Owe wsparcie dla klawiatur i myszek zostanie wprowadzone razem z aktualizacją Xbox Live Creators Program, czyli narzędzia do produkcji gier na XBO i Windowsa 10. Pudełko ma wspierać praktycznie wszystkie dostępne klawiatury, niestety z myszkami nie jest już tak kolorowo, bo oficjalnie, przynajmniej na początku, kompatybilnych z Xboksem myszy ma być tylko kilka modeli.
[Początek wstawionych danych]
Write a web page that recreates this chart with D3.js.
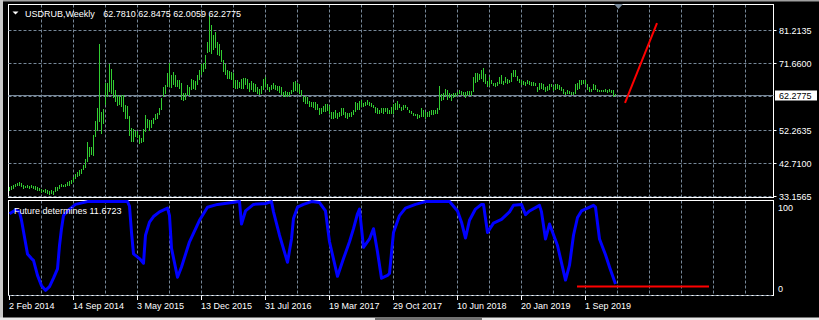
<!DOCTYPE html>
<html><head><meta charset="utf-8">
<script src="https://cdn.jsdelivr.net/npm/d3@7"></script>
<style>html,body{margin:0;padding:0;background:#000;overflow:hidden}svg{display:block}text{font-family:"Liberation Sans",Arial,sans-serif;font-size:9px}</style>
</head><body><svg id="c" width="819" height="320"></svg>
<script>
const symbolTitle = "USDRUB,Weekly";
const lastOHLC = "62.7810 62.8475 62.0059 62.2775";
const indicatorTitle = "Future determines 11.6723";
const lastClose = 62.2775;
const priceTicks = [81.2135, 71.66, 62.1065, 52.2635, 42.71, 33.1565];
const priceTickLabels = ["81.2135", "71.6600", "", "52.2635", "42.7100", "33.1565"];
const dateTickIdx = [0, 32, 64, 96, 128, 160, 192, 224, 256, 288];
const dateTickLabels = ["2 Feb 2014", "14 Sep 2014", "3 May 2015", "13 Dec 2015", "31 Jul 2016", "19 Mar 2017", "29 Oct 2017", "10 Jun 2018", "20 Jan 2019", "1 Sep 2019"];
const indTicks = [100, 0];
// weekly bars (index 0 = week of 2 Feb 2014)
const highs = [35.6,35.9,36.3,36.6,36.9,37.1,36.9,36.3,36.1,36.3,36.1,36.3,36.1,35.9,35.6,35.3,35.1,34.9,35.1,34.9,
34.6,34.9,34.6,35.6,35.8,36.3,36.6,36.4,36.6,37.1,37.3,37.8,38.5,39.5,40.0,40.5,41.0,42.1,43.7,48.7,
47.3,47.3,50.7,54.8,58.5,77.1,57.5,58.3,66.0,65.8,71.3,69.9,66.7,63.8,62.5,62.2,62.5,62.4,59.6,59.1,
56.3,52.8,52.4,52.1,51.9,50.7,49.9,52.4,56.7,55.5,55.1,55.1,55.7,57.0,57.3,58.7,61.4,64.8,65.3,68.7,
71.6,68.2,69.2,68.2,66.7,66.7,65.8,63.1,63.1,65.3,64.8,67.0,66.7,66.4,68.2,69.6,71.3,71.6,74.0,77.9,
85.7,82.8,79.8,80.6,77.9,77.1,75.5,72.6,71.3,69.6,69.3,69.2,68.7,66.7,66.7,66.2,67.0,67.4,67.4,67.2,
65.8,66.4,66.0,65.6,64.6,64.3,65.0,67.2,67.5,65.6,64.6,65.3,65.9,65.3,65.0,65.0,64.6,63.3,63.6,63.3,
63.3,63.8,66.2,66.5,65.9,65.6,64.0,62.1,62.1,61.7,60.7,60.4,60.4,60.4,59.7,58.5,58.5,59.1,59.7,59.9,
59.1,57.5,57.5,58.0,57.2,57.5,58.5,58.5,57.5,57.2,57.2,57.5,58.2,60.4,60.1,60.7,60.9,60.1,60.4,60.9,
60.4,60.0,59.6,58.9,58.5,58.2,58.5,58.5,58.5,58.5,58.0,58.9,59.7,60.1,60.7,59.9,58.9,59.4,59.4,58.9,
58.2,57.8,57.2,57.0,56.8,56.5,58.5,58.2,57.5,57.5,57.8,58.0,58.0,58.2,58.5,65.0,62.8,63.0,64.3,64.0,
63.0,62.8,63.0,63.0,63.3,64.0,63.6,63.3,63.3,63.6,63.6,63.6,67.7,68.7,68.9,68.5,69.6,70.4,68.5,66.5,
67.5,66.9,65.9,65.9,66.2,67.5,68.2,66.5,67.5,67.2,66.7,68.7,69.6,69.8,67.9,67.2,66.9,66.5,66.2,66.9,
66.5,66.2,66.2,65.9,64.8,65.8,65.8,65.6,64.6,65.0,65.6,65.6,65.0,65.6,65.6,65.3,64.8,64.3,63.3,63.8,
63.6,63.3,63.3,65.6,65.8,66.7,66.9,66.9,66.9,65.6,64.6,64.3,65.6,65.3,64.3,64.0,64.0,64.0,64.3,64.0,
64.3,64.0,63.8,62.85];
const lows = [34.6,34.8,35.1,35.6,35.9,36.1,35.6,35.1,35.3,35.3,35.1,35.3,35.1,34.9,34.6,34.4,34.0,34.2,34.0,33.7,
33.5,33.6,33.5,34.2,34.6,35.1,35.6,35.6,35.6,35.9,36.1,36.6,37.1,37.9,38.5,39.0,39.5,40.5,41.2,42.9,
44.4,44.9,44.7,50.2,52.1,54.6,51.2,54.1,59.6,61.9,63.3,62.8,61.4,60.4,59.2,59.4,58.9,57.5,55.5,55.4,
50.5,48.7,48.9,50.2,49.9,48.3,48.5,48.9,51.7,52.8,52.1,52.8,54.1,55.1,55.5,56.5,58.0,61.9,62.8,64.8,
64.8,64.5,65.3,64.8,64.8,64.3,60.9,60.6,60.9,62.4,62.2,63.8,64.3,63.8,65.3,66.7,68.2,69.2,70.1,74.5,
75.0,74.2,75.5,76.0,74.0,73.8,71.9,69.2,68.2,67.0,67.2,66.7,64.5,64.3,64.3,64.5,64.3,64.3,65.3,64.3,
63.3,63.8,63.3,63.3,62.8,62.3,62.8,63.8,64.8,63.8,63.3,63.8,64.3,64.0,63.6,63.0,62.3,61.9,61.7,61.9,
62.1,62.6,63.3,63.6,63.3,62.6,62.1,60.4,59.9,59.7,58.9,58.8,58.5,58.2,58.0,56.5,57.0,57.5,57.5,57.8,
57.0,55.5,55.5,55.8,55.5,56.0,56.2,56.5,55.8,55.5,56.0,56.0,56.5,57.5,58.0,58.2,58.8,58.9,59.1,59.4,
59.1,58.9,58.5,57.2,56.8,57.0,57.2,57.0,57.5,56.8,57.0,57.0,57.0,58.0,58.2,58.5,57.8,58.2,58.5,58.0,
57.2,56.8,56.2,56.2,55.5,55.8,56.0,56.0,55.5,56.0,56.0,56.5,56.5,56.8,57.0,58.0,60.7,61.1,62.1,61.1,
61.4,60.7,61.4,61.7,62.1,62.6,62.3,62.1,61.4,62.1,62.3,62.2,63.3,65.8,66.2,66.7,67.2,66.2,65.6,64.8,
65.0,65.6,65.0,64.8,65.0,65.6,65.6,65.3,65.8,65.6,65.9,66.2,67.7,67.7,66.5,65.9,65.3,65.3,65.0,65.6,
65.3,65.0,65.0,65.0,63.3,63.8,64.3,63.8,63.3,63.6,64.0,64.6,63.6,64.0,64.3,63.8,63.6,62.6,62.3,62.6,
62.6,62.3,62.3,62.8,64.0,64.3,65.3,65.6,65.3,63.8,63.3,63.3,64.0,63.8,63.3,63.3,63.3,63.3,63.3,63.0,
63.3,63.0,61.9,62.01];
// indicator line vertices: [bar index, value]
const indIdx = [0,3,5,6,9,11,12,14,16,18,20,22,24,25,26,27,30,33,39,59,60,61,62,65,67,68,70,72,75,79,80,81,84,86,90,95,99,104,115,116,118,122,128,131,132,135,139,141,142,144,147,151,155,158,160,164,167,170,172,174,175,177,180,182,184,186,189,190,192,195,198,203,208,220,224,226,228,230,233,236,237,239,242,246,250,252,256,258,260,265,266,268,270,274,278,280,282,284,286,289,292,293,295,298,300,303];
const indVal = [87,91,89,80,44,39,37,21,10,5,9,18,28,53,71,85,92,97,100,100,95,67,44,39,34,64,78,84,89,93,85,50,19,30,57,80,94,97,100,76,90,97,98,100,89,64,35,60,82,94,97,100,99,90,57,20,39,57,71,87,92,51,60,71,46,18,21,23,67,85,93,97,100,100,90,78,61,80,92,97,97,67,77,81,89,96,97,86,90,96,89,60,76,53,16,32,64,83,90,93,96,94,60,43,30,11.6723];
// user trend lines
const priceTrendIdx = [308, 324];
const priceTrendVal = [60.1, 83.3];
const indTrendIdx = [284, 350];
const indTrendVal = [9, 9];

const svg = d3.select("#c");
const W = 819, H = 320;
const L = 8.5, R = 773.5, mTop = 4.5, mBot = 197.5, iTop = 200.5, iBot = 295.5;
const grid = "#778899";
const x = d3.scaleLinear().domain([0, 382]).range([9, 773]);
const y = d3.scaleLinear().domain([33.1565, 81.2135]).range([195.7, 30.3]);
const yi = d3.scaleLinear().domain([0, 100]).range([295, 201.6]);
const px = v => Math.round(v) + 0.5;

svg.append("rect").attr("width", W).attr("height", H).attr("fill", "#000");
svg.append("rect").attr("x", 0).attr("y", 0).attr("width", W).attr("height", 1.5).attr("fill", "#a0a0a0");
svg.append("rect").attr("x", 0).attr("y", 0).attr("width", 3).attr("height", H).attr("fill", "#c8c8c8");
svg.append("rect").attr("x", 0).attr("y", 317.5).attr("width", W).attr("height", 2.5).attr("fill", "#e8e8e8");
svg.append("rect").attr("x", 375).attr("y", 317.5).attr("width", 107).attr("height", 2.5).attr("fill", "#707070");

// vertical grid
const vIdx = d3.range(16, 380, 16);
[[mTop, mBot], [iTop, iBot]].forEach(([t, b]) => {
  svg.append("g").selectAll("line").data(vIdx).join("line")
    .attr("x1", d => px(x(d))).attr("x2", d => px(x(d))).attr("y1", t).attr("y2", b)
    .attr("stroke", grid).attr("stroke-dasharray", "3,2");
});
// borders
svg.append("rect").attr("x", L).attr("y", mTop).attr("width", R - L).attr("height", mBot - mTop).attr("fill", "none").attr("stroke", "#fff");
svg.append("rect").attr("x", L).attr("y", iTop).attr("width", R - L).attr("height", iBot - iTop).attr("fill", "none").attr("stroke", "#fff");
// horizontal price grid
svg.append("g").selectAll("line").data(priceTicks).join("line")
  .attr("x1", L).attr("x2", R).attr("y1", d => px(y(d))).attr("y2", d => px(y(d)))
  .attr("stroke", grid).attr("stroke-dasharray", "3,2");
// indicator zero grid over border
svg.append("line").attr("x1", L).attr("x2", R).attr("y1", iBot).attr("y2", iBot).attr("stroke", grid).attr("stroke-dasharray", "3,2");
// current price line
svg.append("line").attr("x1", L).attr("x2", R).attr("y1", px(y(lastClose))).attr("y2", px(y(lastClose))).attr("stroke", grid);

// bars
svg.append("g").selectAll("rect").data(highs).join("rect")
  .attr("x", (d, i) => x(i)).attr("width", 1)
  .attr("y", (d, i) => Math.round(y(d)))
  .attr("height", (d, i) => Math.max(1, Math.round(y(lows[i])) - Math.round(y(d))))
  .attr("fill", "#32cd32");

// price trend line
svg.append("line").attr("x1", x(priceTrendIdx[0])).attr("y1", y(priceTrendVal[0]))
  .attr("x2", x(priceTrendIdx[1])).attr("y2", y(priceTrendVal[1]))
  .attr("stroke", "#ff0000").attr("stroke-width", 2);

// indicator line
const pts = indIdx.map((d, i) => [d, indVal[i]]);
svg.append("path").attr("d", d3.line().x(d => x(d[0]) + 0.5).y(d => yi(d[1]))(pts))
  .attr("fill", "none").attr("stroke", "#0000ff").attr("stroke-width", 3).attr("stroke-linejoin", "round");
svg.append("line").attr("x1", x(indTrendIdx[0])).attr("y1", yi(indTrendVal[0]))
  .attr("x2", x(indTrendIdx[1])).attr("y2", yi(indTrendVal[1]))
  .attr("stroke", "#ff0000").attr("stroke-width", 2);

// right price axis
priceTicks.forEach((v, i) => {
  if (!priceTickLabels[i]) return;
  const yy = px(y(v));
  svg.append("line").attr("x1", R).attr("x2", R + 3).attr("y1", yy).attr("y2", yy).attr("stroke", "#fff");
  svg.append("text").attr("x", 779).attr("y", yy + 3.3).attr("fill", "#fff").text(priceTickLabels[i]);
});
const cy = px(y(lastClose));
svg.append("rect").attr("x", 775).attr("y", cy - 5).attr("width", 42).attr("height", 10).attr("fill", "#fff");
svg.append("text").attr("x", 779).attr("y", cy + 3.3).attr("fill", "#000").text(lastClose.toFixed(4));

// indicator axis labels (clamped inside panel)
indTicks.forEach(v => {
  const yy = Math.min(Math.max(yi(v), iTop + 7), iBot - 6.5);
  svg.append("text").attr("x", 778).attr("y", yy + 3.3).attr("fill", "#fff").text(String(v));
});

// date axis
dateTickIdx.forEach((d, i) => {
  svg.append("line").attr("x1", px(x(d))).attr("x2", px(x(d))).attr("y1", iBot).attr("y2", 300).attr("stroke", "#fff");
  svg.append("text").attr("x", x(d)).attr("y", 308.5).attr("fill", "#fff").text(dateTickLabels[i]);
});

// headers
svg.append("path").attr("d", "M12.5,11.5 L18.5,11.5 L15.5,14.5 Z").attr("fill", "#fff");
svg.append("text").attr("x", 25).attr("y", 16.5).attr("fill", "#fff").text(symbolTitle);
svg.append("text").attr("x", 103.3).attr("y", 16.5).attr("fill", "#fff").text(lastOHLC);
svg.append("text").attr("x", 14).attr("y", 213.5).attr("fill", "#fff").text(indicatorTitle);

// shift marker
const sx = x(highs.length) + 1.5;
svg.append("path").attr("d", `M${sx - 4.5},4 L${sx + 4.5},4 L${sx},9 Z`).attr("fill", grid);
</script></body></html>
Microsoft, jak widać, nie żartował. Wśród graczy może pojawić się problem z niesprawiedliwością między użytkownikami myszek a posiadaczami padów, co przejawi się głównie w sieciowych strzelankach, w których konsola Microsoftu przodowała. Wszystko jednak w rękach twórców gier, od których to zależy, czy ich gra będzie wspierała pecetowe narzędzia.
Czyżbyśmy byli świadkami upadku konsoli i przemiany jej w zwykły komputer osobisty, centrum multimedialne, a przy okazji też platformę do gier?